◆ **TASK OBJECTIVE**: Your task is to locate every line holding the string "diagram" and to copy each of them.

Stored data
— begin —

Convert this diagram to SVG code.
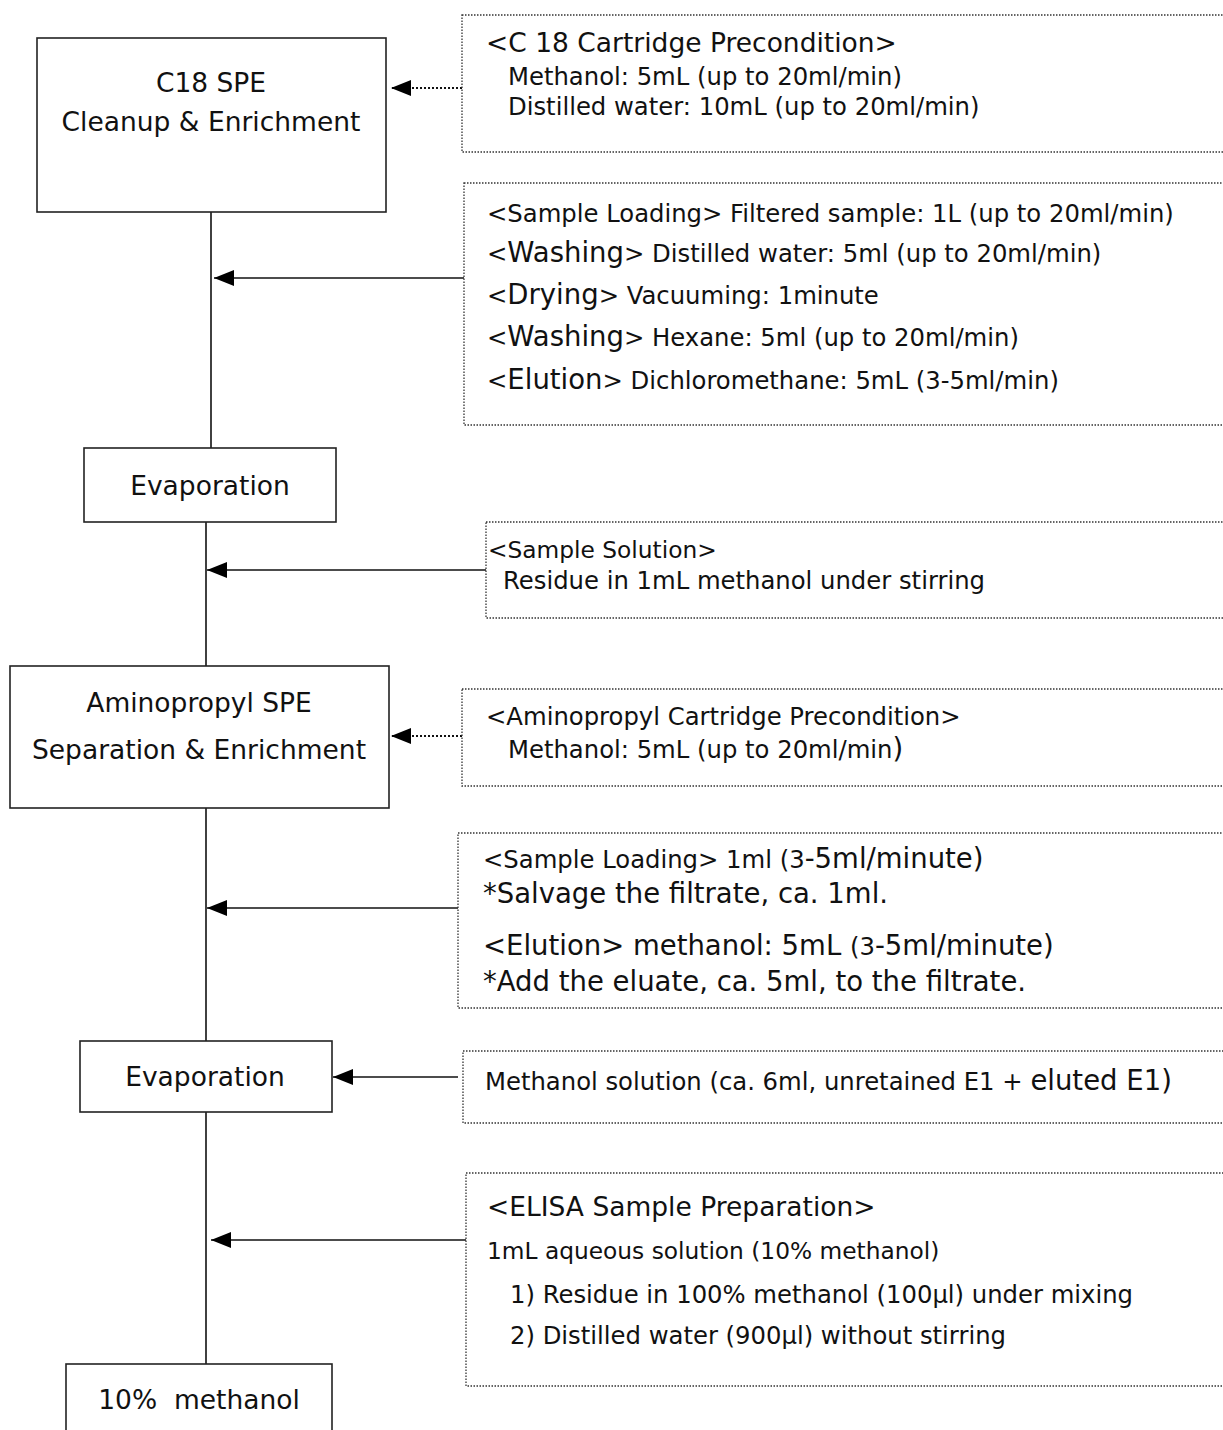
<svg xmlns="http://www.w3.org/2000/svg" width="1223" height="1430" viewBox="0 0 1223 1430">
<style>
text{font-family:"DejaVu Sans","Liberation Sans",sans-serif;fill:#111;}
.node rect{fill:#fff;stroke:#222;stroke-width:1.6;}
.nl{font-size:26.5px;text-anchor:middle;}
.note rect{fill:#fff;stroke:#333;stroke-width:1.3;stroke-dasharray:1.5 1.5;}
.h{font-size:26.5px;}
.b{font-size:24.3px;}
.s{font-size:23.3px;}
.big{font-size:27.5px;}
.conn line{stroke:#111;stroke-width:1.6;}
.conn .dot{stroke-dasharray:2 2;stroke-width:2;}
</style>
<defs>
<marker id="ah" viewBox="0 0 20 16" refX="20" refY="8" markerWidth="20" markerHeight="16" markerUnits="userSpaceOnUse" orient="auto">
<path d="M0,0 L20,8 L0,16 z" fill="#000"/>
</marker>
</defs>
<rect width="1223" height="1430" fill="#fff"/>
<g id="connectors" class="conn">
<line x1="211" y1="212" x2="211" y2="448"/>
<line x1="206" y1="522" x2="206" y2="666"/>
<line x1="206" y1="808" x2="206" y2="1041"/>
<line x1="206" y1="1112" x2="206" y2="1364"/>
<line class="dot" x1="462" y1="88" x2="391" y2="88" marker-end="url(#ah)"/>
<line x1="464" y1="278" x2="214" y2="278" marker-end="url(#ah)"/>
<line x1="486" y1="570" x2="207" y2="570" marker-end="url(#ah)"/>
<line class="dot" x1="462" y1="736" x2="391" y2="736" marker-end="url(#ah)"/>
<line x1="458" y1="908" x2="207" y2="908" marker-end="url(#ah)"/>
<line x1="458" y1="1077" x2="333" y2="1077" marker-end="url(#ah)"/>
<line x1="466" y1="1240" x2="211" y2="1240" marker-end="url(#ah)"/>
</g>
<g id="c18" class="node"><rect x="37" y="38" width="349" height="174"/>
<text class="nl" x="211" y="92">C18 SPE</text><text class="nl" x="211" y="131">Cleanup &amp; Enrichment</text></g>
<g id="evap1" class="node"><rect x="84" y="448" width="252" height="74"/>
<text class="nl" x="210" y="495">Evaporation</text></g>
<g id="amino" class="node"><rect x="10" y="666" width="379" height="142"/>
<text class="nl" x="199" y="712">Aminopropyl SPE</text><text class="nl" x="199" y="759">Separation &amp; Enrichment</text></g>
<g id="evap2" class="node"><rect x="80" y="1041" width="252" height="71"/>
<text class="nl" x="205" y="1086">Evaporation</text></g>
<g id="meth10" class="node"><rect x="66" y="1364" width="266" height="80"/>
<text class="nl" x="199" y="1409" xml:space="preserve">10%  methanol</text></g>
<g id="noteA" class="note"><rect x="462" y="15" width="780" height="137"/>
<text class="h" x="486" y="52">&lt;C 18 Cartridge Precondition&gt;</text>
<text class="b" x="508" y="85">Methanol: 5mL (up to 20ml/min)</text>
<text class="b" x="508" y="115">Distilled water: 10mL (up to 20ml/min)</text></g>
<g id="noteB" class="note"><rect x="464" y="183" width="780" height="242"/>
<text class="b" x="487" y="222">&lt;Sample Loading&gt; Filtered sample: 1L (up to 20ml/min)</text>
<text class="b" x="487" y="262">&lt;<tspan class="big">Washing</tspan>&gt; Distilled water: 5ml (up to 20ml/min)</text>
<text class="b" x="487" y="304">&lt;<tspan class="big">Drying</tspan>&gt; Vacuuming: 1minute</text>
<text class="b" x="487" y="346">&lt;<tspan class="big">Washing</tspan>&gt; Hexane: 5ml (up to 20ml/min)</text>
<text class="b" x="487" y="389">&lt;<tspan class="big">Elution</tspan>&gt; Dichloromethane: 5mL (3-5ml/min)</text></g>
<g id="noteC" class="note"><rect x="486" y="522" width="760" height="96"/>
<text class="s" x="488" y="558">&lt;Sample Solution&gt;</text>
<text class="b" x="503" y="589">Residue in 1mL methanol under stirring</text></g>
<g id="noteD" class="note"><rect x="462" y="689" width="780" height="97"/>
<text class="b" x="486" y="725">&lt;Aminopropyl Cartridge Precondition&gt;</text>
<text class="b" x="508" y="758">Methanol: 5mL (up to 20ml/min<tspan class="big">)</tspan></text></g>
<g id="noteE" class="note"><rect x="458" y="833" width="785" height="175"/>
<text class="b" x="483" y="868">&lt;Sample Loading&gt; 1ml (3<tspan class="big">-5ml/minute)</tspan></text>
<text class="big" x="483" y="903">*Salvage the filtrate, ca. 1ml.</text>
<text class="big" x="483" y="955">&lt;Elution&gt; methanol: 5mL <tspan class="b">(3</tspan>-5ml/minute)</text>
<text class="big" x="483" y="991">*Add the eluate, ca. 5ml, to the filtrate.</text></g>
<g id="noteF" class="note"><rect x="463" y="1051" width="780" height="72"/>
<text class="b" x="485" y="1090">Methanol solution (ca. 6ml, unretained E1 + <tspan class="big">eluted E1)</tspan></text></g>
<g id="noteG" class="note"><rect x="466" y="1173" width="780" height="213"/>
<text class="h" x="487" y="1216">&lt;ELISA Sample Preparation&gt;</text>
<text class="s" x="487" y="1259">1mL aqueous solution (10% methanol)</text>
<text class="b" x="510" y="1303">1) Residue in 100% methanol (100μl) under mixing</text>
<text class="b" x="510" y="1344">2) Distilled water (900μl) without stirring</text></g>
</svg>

— end —
— begin —

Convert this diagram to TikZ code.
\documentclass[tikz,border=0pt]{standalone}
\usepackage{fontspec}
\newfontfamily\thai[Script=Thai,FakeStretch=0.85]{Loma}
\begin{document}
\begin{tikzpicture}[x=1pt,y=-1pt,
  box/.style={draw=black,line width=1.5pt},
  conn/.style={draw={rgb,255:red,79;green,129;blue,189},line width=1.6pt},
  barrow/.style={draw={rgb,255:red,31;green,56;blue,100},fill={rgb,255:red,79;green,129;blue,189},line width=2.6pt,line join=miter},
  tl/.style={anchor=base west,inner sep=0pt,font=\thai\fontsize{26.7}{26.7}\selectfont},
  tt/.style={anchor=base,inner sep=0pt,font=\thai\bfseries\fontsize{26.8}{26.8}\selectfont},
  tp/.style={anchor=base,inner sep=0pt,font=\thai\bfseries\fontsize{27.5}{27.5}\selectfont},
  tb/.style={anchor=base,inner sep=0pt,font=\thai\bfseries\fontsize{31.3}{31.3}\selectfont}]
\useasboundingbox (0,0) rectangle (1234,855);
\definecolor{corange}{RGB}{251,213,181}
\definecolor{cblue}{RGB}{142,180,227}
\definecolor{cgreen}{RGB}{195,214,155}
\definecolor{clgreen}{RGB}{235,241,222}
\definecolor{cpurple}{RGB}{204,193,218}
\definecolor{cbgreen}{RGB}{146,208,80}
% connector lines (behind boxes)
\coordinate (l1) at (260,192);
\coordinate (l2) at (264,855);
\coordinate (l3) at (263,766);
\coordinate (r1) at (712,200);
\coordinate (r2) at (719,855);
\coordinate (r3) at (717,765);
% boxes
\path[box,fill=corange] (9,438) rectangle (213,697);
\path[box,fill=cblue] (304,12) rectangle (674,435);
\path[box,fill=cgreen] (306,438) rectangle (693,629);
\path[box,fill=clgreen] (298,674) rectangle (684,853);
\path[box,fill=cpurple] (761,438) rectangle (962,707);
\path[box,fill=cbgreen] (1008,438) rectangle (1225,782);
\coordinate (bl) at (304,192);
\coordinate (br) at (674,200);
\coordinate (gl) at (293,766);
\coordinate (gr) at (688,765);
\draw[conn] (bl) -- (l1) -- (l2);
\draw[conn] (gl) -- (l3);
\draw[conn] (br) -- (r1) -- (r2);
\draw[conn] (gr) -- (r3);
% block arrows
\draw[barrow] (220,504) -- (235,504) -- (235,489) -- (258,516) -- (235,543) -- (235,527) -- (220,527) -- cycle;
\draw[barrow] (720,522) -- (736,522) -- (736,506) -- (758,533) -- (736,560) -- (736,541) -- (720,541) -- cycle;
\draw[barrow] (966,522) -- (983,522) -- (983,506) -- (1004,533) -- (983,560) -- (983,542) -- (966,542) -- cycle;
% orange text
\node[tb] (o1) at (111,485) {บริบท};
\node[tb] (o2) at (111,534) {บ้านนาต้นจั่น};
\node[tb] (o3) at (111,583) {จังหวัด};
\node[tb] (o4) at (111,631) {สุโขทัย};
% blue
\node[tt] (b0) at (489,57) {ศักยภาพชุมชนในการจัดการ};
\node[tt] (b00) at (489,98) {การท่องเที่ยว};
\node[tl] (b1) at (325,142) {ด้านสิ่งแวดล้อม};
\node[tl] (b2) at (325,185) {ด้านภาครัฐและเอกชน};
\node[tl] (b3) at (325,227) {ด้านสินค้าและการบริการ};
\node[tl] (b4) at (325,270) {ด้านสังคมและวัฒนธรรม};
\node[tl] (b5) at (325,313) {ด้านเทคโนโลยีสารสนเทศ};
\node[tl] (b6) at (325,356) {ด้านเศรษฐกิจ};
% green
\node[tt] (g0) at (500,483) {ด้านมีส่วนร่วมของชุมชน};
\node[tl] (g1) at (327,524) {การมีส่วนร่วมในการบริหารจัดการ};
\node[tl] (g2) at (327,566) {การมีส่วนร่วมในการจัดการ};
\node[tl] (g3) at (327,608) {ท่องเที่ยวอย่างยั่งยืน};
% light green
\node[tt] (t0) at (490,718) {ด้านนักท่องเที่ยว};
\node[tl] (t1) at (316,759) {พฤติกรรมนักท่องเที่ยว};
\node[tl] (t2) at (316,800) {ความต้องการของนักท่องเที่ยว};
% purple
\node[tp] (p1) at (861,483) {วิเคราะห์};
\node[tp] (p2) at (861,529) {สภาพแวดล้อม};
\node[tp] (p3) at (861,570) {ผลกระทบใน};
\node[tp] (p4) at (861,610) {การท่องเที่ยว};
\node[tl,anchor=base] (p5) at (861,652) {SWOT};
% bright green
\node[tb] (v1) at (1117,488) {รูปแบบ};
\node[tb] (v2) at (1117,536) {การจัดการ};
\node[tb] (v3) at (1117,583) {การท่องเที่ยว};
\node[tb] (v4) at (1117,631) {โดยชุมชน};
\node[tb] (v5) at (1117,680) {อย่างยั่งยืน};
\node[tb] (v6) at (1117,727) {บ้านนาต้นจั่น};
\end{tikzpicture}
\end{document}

— end —
— begin —

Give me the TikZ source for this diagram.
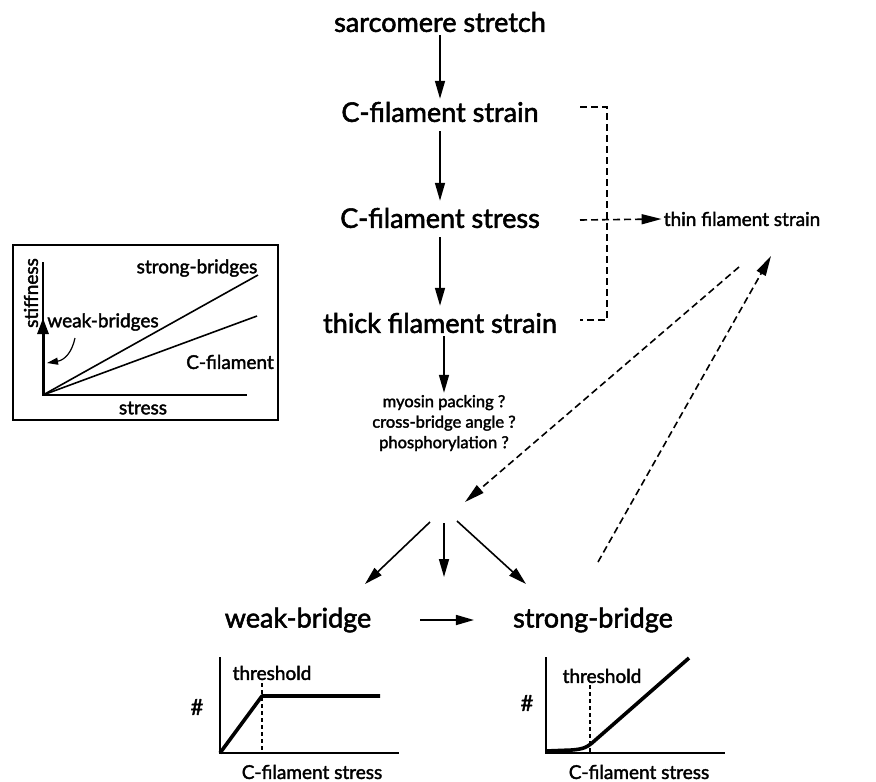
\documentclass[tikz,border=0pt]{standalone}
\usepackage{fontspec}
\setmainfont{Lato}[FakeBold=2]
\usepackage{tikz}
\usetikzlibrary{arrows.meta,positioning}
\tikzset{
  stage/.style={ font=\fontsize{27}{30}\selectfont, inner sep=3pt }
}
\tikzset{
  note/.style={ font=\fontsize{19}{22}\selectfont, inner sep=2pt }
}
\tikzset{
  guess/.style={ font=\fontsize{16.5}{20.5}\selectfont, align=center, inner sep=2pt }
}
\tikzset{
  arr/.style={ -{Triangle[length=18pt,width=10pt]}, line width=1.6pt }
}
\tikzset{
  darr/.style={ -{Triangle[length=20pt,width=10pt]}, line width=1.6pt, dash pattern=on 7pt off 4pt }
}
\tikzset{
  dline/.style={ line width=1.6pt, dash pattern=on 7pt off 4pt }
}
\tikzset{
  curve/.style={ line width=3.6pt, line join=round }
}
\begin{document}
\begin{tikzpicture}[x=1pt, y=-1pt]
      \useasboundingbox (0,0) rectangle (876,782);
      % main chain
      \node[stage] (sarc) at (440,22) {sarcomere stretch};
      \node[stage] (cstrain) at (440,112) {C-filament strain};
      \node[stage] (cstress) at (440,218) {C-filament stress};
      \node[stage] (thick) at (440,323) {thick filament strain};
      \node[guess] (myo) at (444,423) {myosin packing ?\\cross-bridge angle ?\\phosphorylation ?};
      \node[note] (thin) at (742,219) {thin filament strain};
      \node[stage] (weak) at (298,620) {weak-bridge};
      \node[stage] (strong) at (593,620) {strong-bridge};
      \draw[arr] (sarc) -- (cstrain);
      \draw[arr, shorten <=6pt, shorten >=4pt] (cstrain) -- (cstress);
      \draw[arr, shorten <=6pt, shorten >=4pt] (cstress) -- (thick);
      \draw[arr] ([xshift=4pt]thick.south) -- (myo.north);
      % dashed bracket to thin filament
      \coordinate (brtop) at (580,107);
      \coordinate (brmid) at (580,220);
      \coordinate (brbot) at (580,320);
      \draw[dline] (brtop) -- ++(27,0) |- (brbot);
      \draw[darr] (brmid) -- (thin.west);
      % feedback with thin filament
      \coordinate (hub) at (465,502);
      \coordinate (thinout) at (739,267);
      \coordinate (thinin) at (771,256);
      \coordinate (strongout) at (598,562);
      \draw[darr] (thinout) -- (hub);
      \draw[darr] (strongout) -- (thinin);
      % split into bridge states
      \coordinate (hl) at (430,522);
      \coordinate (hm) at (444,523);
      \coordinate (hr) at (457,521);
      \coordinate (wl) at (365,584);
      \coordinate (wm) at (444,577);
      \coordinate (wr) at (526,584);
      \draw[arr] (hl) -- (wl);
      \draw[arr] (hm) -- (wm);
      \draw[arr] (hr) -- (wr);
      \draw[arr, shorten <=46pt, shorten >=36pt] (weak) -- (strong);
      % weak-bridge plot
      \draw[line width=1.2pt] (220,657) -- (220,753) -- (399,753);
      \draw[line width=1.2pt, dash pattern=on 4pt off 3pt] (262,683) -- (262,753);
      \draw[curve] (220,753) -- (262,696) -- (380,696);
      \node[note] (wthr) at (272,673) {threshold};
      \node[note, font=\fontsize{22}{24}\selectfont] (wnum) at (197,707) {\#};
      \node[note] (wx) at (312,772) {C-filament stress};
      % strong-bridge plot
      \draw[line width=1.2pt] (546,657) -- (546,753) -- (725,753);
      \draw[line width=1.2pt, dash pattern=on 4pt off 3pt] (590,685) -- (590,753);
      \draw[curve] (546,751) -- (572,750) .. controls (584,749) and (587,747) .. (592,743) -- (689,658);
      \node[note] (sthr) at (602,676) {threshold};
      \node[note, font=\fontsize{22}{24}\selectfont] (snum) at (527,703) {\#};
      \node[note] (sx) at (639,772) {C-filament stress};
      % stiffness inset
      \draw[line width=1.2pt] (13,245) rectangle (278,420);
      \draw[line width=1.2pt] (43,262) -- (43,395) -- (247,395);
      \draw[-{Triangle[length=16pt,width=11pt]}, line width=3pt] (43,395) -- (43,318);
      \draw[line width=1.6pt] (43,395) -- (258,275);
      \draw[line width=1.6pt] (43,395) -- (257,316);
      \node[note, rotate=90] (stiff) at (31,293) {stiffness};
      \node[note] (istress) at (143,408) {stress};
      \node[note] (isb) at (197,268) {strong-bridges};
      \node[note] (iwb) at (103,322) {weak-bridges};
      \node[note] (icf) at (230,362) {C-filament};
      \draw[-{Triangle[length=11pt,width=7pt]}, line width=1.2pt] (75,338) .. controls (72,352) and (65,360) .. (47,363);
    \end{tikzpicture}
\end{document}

— end —

◆ **SOLUTION**:
Convert this diagram to SVG code.
Convert this diagram to TikZ code.
Give me the TikZ source for this diagram.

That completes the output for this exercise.